Outro fator importante foi a intensificação do comércio entre
Brasil e Estados Unidos, após 1860. As missões protestantes faziam parte de um
movimento de expansão norte-americana na América Latina. Os missionários que
chegaram ao Brasil eram homens do seu tempo- da expansão capitalista dos
Estados Unidos. Não por acaso, os primeiros missionários batistas a chegarem ao
Brasil, desembarcaram no Rio de Janeiro, no navio da companhia da família
Levering, família batista que aqui negociava com café.

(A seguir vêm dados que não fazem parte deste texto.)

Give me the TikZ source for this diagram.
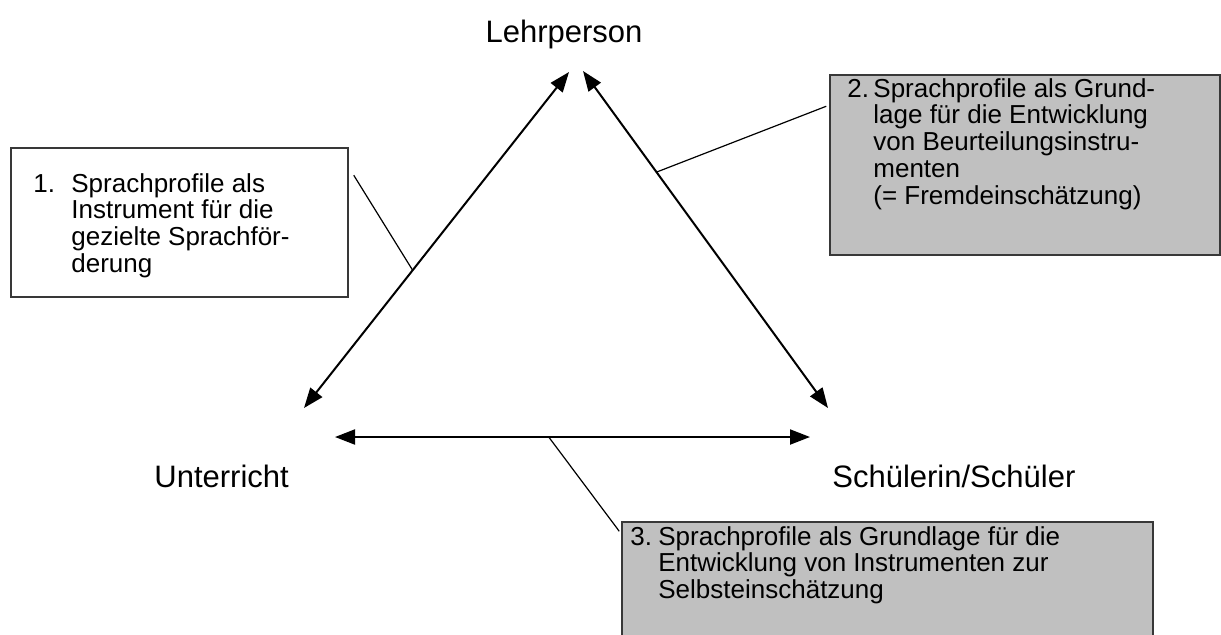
\documentclass[tikz,border=0pt]{standalone}
\usepackage{fontspec}
\setmainfont{Liberation Sans}
\usetikzlibrary{arrows.meta,calc,fit}
\definecolor{boxgray}{HTML}{C0C0C0}
\newcommand{\itemno}[2]{\makebox[#1][l]{#2}}

\begin{document}
\begin{tikzpicture}[x=0.5pt,y=-0.5pt,
    dbl/.style={{Triangle[length=10pt,width=7.5pt]}-{Triangle[length=10pt,width=7.5pt]},line width=1pt},
    corner/.style={font=\fontsize{15.5}{18}\selectfont,inner sep=0pt},
    notebox/.style={draw=black!78,line width=0.75pt,inner sep=0pt},
    notetext/.style={font=\fontsize{13}{13.35}\selectfont,align=left,inner sep=0pt,anchor=north west},
    conn/.style={line width=0.6pt}]
    \useasboundingbox (0,0) rectangle (1221,634);
    % corners of the triangle
    \node[corner,anchor=base] (lehr) at (564,42) {Lehrperson};
    \node[corner,anchor=base west] (unt) at (154,487) {Unterricht};
    \node[corner,anchor=base west] (sch) at (832,487) {Schülerin/Schüler};
    \coordinate (lehrL) at (569,72); \coordinate (lehrR) at (583,71);
    \coordinate (untT) at (304,408); \coordinate (untR) at (335,437);
    \coordinate (schT) at (828,408); \coordinate (schL) at (810,437);
    \draw[dbl] (untT) -- (lehrL);
    \draw[dbl] (lehrR) -- (schT);
    \draw[dbl] (untR) -- (schL);
    % boxes
    \node[notebox,fill=white,fit={(11,148) (348,297)}] (box1) {};
    \node[notebox,fill=boxgray,fit={(830,75) (1220,255)}] (box2) {};
    \node[notebox,fill=boxgray,fit={(622,522) (1153,660)}] (box3) {};
    \node[notetext] (txt1) at (33,173) {\itemno{19pt}{1.}Sprachprofile als\\
        \hspace*{19pt}Instrument für die\\
        \hspace*{19pt}gezielte Sprachför-\\
        \hspace*{19pt}derung};
    \node[notetext] (txt2) at (847,78) {\itemno{13pt}{2.}Sprachprofile als Grund-\\
        \hspace*{13pt}lage für die Entwicklung\\
        \hspace*{13pt}von Beurteilungsinstru-\\
        \hspace*{13pt}menten\\
        \hspace*{13pt}(= Fremdeinschätzung)};
    \node[notetext] (txt3) at (630,526) {\itemno{14pt}{3.}Sprachprofile als Grundlage für die\\
        \hspace*{14pt}Entwicklung von Instrumenten zur\\
        \hspace*{14pt}Selbsteinschätzung};
    % connectors
    \coordinate (m1) at ($(untT)!.41!(lehrL)$);
    \coordinate (m2) at ($(lehrR)!.30!(schT)$);
    \coordinate (m3) at ($(untR)!.45!(schL)$);
    \draw[conn] ($(box1.north east)+(5,28)$) -- (m1);
    \draw[conn] ($(box2.north west)+(-3,32)$) -- (m2);
    \draw[conn] (m3) -- ($(box3.north west)+(-2,10)$);
\end{tikzpicture}
\end{document}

Inicio da Igreja Presbiteriana e Metodista no Brasil
A Igreja Evangélica Fluminense (congregacional), fundada em 1858
no rio de Janeiro, foi o primeiro grupo protestante de origem missionária no
Brasil. Em 1862, estabeleceu-se a Igreja Presbiteriana em São Paulo e a Igreja
Metodista. Praticavam uma liturgia copiada do modelo americano e prescrevia uma
ética rigorosa, que se definia em oposição à religião do Império, que já consideravam
a sociedade brasileira pecadora, atrasada e condenável pela influência do
catolicismo.
Oposição e Consolidação da Presença Evangélica no País
A hierarquia católica sempre reagiu à concorrência, porém nenhum
outro fato agravou tanto as tensas relações entre católicos e protestantes no
Brasil quanto à aprovação, pelo Senado imperial, da liberdade de culto. Quando
da tramitação do projeto em 1888, o arcebispo-primaz no Brasil protestou com
veemência contra aquilo que em sua opinião, “dissolveria entre os brasileiros a
unidade de doutrina em matéria de fé”. Com o advento da República-que separou a
Igreja do Estado- caíram as últimas amarras jurídicas que cerceavam a atuação
dos evangélicos, propiciando a consolidação do protestantismo no país.
Por Wilma Rejane.
Fonte: Elisete da Silva
doutora em História Social, professora da Universidade Estadual de Feira de
Santana (BA) e autora da tese Cidadãos de outra pátria: anglicanos e batistas
na Bahia (São Paulo, FFLCH-USP, 1998). Publicado na Revista Nossa História
Edição 38.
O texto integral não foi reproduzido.